## DIRECTIVE
Your task is to retype the lines from the opening of the material through the line that includes "var dispTicks = [-36, -24, -12, 0, 12, 24]". Do not copy the pictures.

## PROVIDED MATERIAL
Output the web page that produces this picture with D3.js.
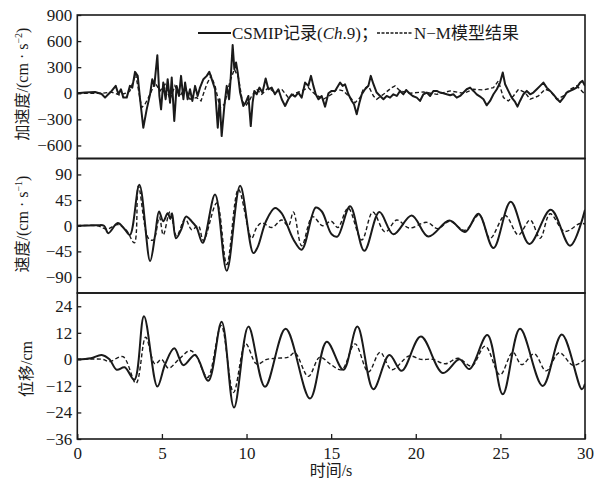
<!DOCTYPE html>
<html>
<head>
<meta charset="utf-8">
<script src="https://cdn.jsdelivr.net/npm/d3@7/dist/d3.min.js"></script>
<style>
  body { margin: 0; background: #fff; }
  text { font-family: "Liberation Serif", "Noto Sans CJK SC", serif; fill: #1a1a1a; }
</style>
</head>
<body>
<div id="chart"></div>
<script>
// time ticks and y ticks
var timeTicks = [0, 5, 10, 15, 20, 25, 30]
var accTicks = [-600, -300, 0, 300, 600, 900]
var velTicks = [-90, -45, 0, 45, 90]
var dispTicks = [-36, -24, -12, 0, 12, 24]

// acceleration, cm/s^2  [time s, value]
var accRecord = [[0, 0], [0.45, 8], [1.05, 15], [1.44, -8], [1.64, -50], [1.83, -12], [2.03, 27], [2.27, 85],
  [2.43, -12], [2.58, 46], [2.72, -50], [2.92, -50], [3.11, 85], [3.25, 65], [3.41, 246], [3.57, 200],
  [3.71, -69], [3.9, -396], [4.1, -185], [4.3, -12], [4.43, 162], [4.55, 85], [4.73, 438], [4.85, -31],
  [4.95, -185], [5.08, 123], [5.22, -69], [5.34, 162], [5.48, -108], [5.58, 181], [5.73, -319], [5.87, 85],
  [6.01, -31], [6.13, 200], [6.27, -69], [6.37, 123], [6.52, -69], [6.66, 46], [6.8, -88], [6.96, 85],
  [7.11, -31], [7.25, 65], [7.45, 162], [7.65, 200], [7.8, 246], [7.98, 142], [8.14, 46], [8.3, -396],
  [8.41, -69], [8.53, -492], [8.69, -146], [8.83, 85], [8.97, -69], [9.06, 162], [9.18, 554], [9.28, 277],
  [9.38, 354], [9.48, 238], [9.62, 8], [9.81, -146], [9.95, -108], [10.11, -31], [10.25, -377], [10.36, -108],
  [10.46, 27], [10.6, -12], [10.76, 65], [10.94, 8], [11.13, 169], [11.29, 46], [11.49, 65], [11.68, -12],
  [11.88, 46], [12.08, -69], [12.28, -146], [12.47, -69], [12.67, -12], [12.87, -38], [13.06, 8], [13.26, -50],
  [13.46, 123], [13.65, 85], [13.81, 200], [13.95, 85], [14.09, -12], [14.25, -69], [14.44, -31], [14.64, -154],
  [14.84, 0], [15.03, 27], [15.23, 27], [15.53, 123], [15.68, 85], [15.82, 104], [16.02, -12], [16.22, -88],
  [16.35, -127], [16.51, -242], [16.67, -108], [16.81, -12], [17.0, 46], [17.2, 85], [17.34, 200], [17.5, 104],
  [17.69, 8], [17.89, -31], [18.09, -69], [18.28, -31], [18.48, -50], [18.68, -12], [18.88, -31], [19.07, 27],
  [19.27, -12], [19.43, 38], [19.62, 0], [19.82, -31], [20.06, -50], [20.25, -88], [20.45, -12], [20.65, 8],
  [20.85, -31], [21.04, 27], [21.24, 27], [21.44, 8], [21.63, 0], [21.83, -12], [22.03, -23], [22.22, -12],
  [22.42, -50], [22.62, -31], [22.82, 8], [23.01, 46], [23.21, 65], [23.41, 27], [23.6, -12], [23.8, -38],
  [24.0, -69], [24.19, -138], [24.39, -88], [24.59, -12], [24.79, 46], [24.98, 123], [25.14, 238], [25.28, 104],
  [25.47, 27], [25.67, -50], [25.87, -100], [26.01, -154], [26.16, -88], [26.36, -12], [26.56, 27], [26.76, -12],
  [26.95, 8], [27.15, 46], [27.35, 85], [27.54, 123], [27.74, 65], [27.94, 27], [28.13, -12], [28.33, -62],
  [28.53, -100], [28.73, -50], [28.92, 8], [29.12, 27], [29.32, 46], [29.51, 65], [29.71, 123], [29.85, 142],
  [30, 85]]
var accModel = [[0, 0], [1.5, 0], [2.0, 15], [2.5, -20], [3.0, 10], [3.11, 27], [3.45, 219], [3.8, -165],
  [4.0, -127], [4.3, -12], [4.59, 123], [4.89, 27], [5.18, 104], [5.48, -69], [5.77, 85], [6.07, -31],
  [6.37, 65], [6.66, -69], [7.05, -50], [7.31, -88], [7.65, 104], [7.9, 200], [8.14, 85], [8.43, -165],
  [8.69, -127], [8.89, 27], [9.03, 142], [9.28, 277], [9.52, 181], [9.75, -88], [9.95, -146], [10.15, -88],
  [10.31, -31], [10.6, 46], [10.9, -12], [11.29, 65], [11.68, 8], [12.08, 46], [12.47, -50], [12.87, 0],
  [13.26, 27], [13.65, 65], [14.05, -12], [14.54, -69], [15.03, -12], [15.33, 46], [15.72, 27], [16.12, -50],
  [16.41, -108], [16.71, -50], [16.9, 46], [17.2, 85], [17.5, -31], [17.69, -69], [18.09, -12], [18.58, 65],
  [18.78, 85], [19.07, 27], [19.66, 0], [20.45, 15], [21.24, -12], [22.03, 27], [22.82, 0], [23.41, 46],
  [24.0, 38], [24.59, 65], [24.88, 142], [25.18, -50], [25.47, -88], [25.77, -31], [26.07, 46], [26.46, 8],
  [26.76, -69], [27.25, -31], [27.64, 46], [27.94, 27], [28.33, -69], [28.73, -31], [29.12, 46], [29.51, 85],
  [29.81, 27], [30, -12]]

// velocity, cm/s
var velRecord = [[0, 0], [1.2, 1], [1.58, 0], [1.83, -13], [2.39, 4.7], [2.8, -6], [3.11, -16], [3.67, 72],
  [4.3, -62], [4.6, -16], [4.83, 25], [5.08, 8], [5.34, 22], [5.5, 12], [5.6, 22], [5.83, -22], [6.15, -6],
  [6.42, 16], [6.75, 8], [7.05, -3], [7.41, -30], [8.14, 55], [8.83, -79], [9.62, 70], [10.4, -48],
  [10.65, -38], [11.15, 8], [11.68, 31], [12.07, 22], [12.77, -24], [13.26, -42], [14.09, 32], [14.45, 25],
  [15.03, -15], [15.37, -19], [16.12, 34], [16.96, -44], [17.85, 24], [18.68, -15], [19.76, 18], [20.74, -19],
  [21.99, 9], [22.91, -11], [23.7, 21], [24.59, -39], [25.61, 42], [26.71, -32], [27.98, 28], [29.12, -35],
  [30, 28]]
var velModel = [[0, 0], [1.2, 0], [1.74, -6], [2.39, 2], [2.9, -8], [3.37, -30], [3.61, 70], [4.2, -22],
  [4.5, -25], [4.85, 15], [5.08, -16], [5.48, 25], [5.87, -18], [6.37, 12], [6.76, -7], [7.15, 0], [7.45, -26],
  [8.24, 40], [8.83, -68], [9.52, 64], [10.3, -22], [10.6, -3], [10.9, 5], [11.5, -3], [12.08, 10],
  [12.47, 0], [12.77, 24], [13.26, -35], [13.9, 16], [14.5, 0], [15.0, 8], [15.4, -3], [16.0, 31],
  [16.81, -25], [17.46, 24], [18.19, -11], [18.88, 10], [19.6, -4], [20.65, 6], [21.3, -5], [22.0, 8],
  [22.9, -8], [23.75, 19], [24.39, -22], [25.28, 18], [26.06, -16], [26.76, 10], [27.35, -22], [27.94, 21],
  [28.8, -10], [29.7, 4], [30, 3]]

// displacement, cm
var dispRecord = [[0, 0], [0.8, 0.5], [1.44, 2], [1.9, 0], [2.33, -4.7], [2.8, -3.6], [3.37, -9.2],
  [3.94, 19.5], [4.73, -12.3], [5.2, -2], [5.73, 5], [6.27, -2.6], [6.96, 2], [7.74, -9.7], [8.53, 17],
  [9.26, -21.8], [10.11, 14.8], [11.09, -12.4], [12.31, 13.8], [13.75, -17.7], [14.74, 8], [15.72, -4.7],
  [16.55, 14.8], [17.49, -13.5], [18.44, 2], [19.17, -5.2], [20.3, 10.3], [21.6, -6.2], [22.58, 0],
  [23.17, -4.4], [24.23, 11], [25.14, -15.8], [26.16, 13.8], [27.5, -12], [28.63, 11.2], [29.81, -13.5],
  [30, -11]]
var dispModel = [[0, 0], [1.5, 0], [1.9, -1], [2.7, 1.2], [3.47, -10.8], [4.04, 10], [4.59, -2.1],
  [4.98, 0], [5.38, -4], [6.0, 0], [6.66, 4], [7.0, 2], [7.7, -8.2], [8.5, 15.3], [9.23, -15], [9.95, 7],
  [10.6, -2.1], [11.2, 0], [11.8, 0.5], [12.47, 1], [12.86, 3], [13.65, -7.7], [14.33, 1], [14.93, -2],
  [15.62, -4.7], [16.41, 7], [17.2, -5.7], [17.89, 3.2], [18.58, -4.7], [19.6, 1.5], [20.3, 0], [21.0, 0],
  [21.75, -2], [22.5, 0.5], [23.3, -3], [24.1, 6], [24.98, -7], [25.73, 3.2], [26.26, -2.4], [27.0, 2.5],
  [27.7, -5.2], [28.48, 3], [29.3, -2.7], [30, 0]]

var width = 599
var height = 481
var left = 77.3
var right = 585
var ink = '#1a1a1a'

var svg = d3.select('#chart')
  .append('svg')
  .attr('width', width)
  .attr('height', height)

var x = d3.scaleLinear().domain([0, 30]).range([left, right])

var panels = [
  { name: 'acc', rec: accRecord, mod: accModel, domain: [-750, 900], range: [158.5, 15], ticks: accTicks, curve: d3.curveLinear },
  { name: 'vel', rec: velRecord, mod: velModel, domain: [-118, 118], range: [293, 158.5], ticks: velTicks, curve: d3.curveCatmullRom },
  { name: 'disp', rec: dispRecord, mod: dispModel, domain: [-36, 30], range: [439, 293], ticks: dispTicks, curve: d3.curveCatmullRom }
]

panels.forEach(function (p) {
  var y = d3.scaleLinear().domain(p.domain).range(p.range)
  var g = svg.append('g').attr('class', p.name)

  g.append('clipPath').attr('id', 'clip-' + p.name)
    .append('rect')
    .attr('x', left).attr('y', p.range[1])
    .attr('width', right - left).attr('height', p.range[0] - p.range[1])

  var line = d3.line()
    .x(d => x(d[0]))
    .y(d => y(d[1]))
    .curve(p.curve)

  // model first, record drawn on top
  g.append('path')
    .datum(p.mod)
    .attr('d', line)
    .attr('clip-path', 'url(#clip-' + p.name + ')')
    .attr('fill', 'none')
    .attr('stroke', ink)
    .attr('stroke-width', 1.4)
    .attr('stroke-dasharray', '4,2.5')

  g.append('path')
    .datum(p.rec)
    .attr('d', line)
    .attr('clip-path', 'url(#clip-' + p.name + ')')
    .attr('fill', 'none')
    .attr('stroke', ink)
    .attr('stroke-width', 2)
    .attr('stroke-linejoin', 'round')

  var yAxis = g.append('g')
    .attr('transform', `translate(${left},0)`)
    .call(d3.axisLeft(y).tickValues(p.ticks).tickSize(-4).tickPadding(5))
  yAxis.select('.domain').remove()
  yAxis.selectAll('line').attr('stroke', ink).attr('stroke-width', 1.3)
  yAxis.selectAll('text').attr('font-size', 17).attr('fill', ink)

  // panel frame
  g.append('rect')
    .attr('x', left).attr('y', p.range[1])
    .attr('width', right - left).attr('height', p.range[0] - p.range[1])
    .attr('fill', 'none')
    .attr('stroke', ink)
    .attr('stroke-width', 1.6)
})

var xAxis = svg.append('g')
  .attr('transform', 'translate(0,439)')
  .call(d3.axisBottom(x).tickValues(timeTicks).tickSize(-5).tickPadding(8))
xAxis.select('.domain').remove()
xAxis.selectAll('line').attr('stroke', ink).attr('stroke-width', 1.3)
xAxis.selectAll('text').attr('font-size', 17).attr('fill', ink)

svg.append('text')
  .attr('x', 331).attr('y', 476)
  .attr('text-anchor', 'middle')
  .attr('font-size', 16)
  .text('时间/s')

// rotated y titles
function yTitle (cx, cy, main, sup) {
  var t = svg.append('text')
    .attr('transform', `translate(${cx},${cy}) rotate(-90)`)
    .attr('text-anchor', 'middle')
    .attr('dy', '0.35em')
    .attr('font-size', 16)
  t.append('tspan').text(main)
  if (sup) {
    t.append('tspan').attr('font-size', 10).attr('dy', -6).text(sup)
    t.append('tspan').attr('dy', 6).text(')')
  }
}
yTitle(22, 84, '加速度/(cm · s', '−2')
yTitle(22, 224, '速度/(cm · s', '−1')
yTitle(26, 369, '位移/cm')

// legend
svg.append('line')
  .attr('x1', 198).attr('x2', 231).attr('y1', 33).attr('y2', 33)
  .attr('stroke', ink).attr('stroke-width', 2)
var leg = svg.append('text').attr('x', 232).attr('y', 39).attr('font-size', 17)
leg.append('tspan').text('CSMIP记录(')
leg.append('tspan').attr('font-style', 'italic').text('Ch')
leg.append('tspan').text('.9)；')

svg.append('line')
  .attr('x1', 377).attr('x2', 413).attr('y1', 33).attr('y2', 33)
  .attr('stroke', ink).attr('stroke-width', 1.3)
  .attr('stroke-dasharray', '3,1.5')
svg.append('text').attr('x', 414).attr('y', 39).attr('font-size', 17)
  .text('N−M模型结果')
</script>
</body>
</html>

## REPLY
Output the web page that produces this picture with D3.js.
<!DOCTYPE html>
<html>
<head>
<meta charset="utf-8">
<script src="https://cdn.jsdelivr.net/npm/d3@7/dist/d3.min.js"></script>
<style>
  body { margin: 0; background: #fff; }
  text { font-family: "Liberation Serif", "Noto Sans CJK SC", serif; fill: #1a1a1a; }
</style>
</head>
<body>
<div id="chart"></div>
<script>
// time ticks and y ticks
var timeTicks = [0, 5, 10, 15, 20, 25, 30]
var accTicks = [-600, -300, 0, 300, 600, 900]
var velTicks = [-90, -45, 0, 45, 90]
var dispTicks = [-36, -24, -12, 0, 12, 24]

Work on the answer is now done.